Note that this is possible. The ECB won’t do it, because that would infuriate Europe’s frugal nations, and would doubtlessly be decried as “illegal” in some corners, but that’s something different from saying it can’t be done.
“The ECB does not have an issue with debt — it can print as much money as it wants,” Fraccaro remarked. “It can continue to buy sovereign bonds and allow member states to invest, protecting them from the market.”
It sure can. And before you go suggesting that would lead to some kind of inflationary nightmare, I’d point you to the following visual which speaks for itself.
It sure can. But should we?
The issue there isn’t that Italy should live “within its means” or any such tripe to justify austerity and ‘blaming the poor’. But even MMT notes that the fundamental issue is real assets and the ability to mobilise them.

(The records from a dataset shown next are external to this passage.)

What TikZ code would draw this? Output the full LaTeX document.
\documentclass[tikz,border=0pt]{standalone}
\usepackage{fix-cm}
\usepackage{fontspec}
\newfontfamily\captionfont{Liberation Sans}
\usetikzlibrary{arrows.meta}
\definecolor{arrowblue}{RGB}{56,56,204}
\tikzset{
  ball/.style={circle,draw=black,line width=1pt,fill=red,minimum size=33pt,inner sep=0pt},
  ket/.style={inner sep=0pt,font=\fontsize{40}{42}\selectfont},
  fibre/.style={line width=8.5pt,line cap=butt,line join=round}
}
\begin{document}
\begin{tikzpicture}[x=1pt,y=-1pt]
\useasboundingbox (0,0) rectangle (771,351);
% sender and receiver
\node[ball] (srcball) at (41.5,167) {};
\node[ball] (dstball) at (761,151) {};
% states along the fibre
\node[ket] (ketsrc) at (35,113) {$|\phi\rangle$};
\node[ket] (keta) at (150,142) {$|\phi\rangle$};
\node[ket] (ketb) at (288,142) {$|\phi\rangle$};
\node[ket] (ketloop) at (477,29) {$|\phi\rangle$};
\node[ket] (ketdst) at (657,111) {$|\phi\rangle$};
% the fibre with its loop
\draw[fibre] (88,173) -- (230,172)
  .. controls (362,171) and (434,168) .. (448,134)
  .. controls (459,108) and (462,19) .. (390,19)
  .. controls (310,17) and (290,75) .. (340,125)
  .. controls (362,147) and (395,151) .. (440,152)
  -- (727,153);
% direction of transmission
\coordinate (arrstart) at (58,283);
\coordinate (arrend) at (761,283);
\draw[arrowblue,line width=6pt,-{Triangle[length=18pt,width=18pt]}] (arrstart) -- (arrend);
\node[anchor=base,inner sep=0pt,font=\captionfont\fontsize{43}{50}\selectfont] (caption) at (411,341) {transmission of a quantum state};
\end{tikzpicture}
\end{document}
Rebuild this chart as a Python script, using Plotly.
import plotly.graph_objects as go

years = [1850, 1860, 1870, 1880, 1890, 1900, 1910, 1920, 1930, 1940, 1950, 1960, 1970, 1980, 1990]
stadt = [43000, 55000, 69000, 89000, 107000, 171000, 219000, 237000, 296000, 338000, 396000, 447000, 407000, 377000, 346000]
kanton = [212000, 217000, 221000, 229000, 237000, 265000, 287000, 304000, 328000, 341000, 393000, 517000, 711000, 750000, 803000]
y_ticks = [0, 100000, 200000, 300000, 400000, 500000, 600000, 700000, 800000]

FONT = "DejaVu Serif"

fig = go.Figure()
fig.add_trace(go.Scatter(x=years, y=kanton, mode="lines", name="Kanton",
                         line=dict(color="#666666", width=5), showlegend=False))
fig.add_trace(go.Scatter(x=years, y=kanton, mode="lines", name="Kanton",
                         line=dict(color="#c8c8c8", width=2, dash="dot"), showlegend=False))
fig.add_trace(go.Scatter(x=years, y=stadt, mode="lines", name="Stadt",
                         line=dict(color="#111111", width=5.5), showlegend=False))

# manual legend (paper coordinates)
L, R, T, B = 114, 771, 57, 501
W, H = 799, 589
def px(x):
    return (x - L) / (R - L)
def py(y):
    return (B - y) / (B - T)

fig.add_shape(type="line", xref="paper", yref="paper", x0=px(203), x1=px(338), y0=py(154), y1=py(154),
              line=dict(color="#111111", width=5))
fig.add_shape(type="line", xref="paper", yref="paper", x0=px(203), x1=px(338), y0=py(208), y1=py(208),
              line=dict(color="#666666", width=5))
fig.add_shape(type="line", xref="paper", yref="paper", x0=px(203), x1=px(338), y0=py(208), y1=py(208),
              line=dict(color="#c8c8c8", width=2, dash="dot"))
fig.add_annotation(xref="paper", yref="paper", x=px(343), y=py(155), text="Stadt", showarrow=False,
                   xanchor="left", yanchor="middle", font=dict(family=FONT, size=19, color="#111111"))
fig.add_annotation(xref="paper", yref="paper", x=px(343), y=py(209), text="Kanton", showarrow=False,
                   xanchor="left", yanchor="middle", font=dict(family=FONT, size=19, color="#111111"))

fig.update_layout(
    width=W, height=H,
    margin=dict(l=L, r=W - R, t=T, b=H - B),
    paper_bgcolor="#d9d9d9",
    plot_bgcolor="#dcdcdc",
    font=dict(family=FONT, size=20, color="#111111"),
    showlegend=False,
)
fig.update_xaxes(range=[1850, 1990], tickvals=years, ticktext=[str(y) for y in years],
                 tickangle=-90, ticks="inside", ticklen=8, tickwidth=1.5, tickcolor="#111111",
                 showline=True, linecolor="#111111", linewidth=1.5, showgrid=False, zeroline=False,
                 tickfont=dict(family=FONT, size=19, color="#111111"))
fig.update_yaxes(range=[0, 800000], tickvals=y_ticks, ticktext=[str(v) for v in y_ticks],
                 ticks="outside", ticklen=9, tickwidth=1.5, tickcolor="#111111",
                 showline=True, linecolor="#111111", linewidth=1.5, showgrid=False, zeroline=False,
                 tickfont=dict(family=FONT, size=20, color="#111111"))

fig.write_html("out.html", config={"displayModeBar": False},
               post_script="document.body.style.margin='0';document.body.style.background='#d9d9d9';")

My issue with Europe (and I’m French, just to be clear) is that, while I believe we should be a lot more redistributive when it comes to the uber-rich (the billionaires but not the millionaires), we should also ask ourselves why there’s been so few successful high tech start-ups etc.
I no longer know much about Italy but, from courses on industrial economics, it was specialising in low and middle added value products. In a free trading environment, it may well means they’re suffering from international competition by emerging market countries.
Should we consider closing the block further to intl’ trade? When it comes to China, yes. But others, like Vietnam or Turkey or Tunisia? I’m not convinced.
So – yeah. I’d like to understand how much wealth Italy does produce, if or why that’s not enough for Italians and what’s their plans to grow their pie before forgiving “debt”/financing bridges to nowhere…
USA is doing a great job of staying 1/2 step ahead of other countries/central banks in terms of interest rates, debt and currency printing.
Sure is great to be a sovereign country.
I can answer to that. In Italy is really hard to build wealth legally. This is mostly because of high taxes and bureaucracy, but also because of lack of opportunities. The wealth is mostly concentrated on the hands of the old generations, and for the young the only chance is immigrating (I am an Italian immigrant as you may have immagined).
Regarding the products, I think that now we mostly have highly specialized industries producing high-end products (think of fashion, mechanics, food). But the problem with international competition is again mostly taxes, burocracy, and lack of investments. To give you an idea, gas is now 5 euro a gallon (it was 6 few years back) and there are not many people willing to pay 50,000 euro for a tesla.
Thanks for the answer. To a degree, I think that applies to a lot of European countries, France included. Italy just seems to have the same diseases but somewhat worse.
That said, I wouldn’t call fashion, mechanics or food high value or high tech products. They might be highly specialized (asides of commodities, what isn’t?) and they might be high end (high quality) but that doesn’t necessarily make them dynamic sectors on their own and/or having powerful multiplier effects on local activity/local employment.
NB: I am sure of nothing in what I’m saying above. I’m generally speaking a demand-sider (Keynesian, post Keynesian kind of guy) rather than a supply sider let alone an austerity tea partier but, in lots of parts of Europe, I suspect supply sided reforms might really help…
Pleased to see a mention of swapping into perpetuals. Zero coupon perps make the best sense, but I guess a fractional coupon would have to be slapped on to appease the Calvinists.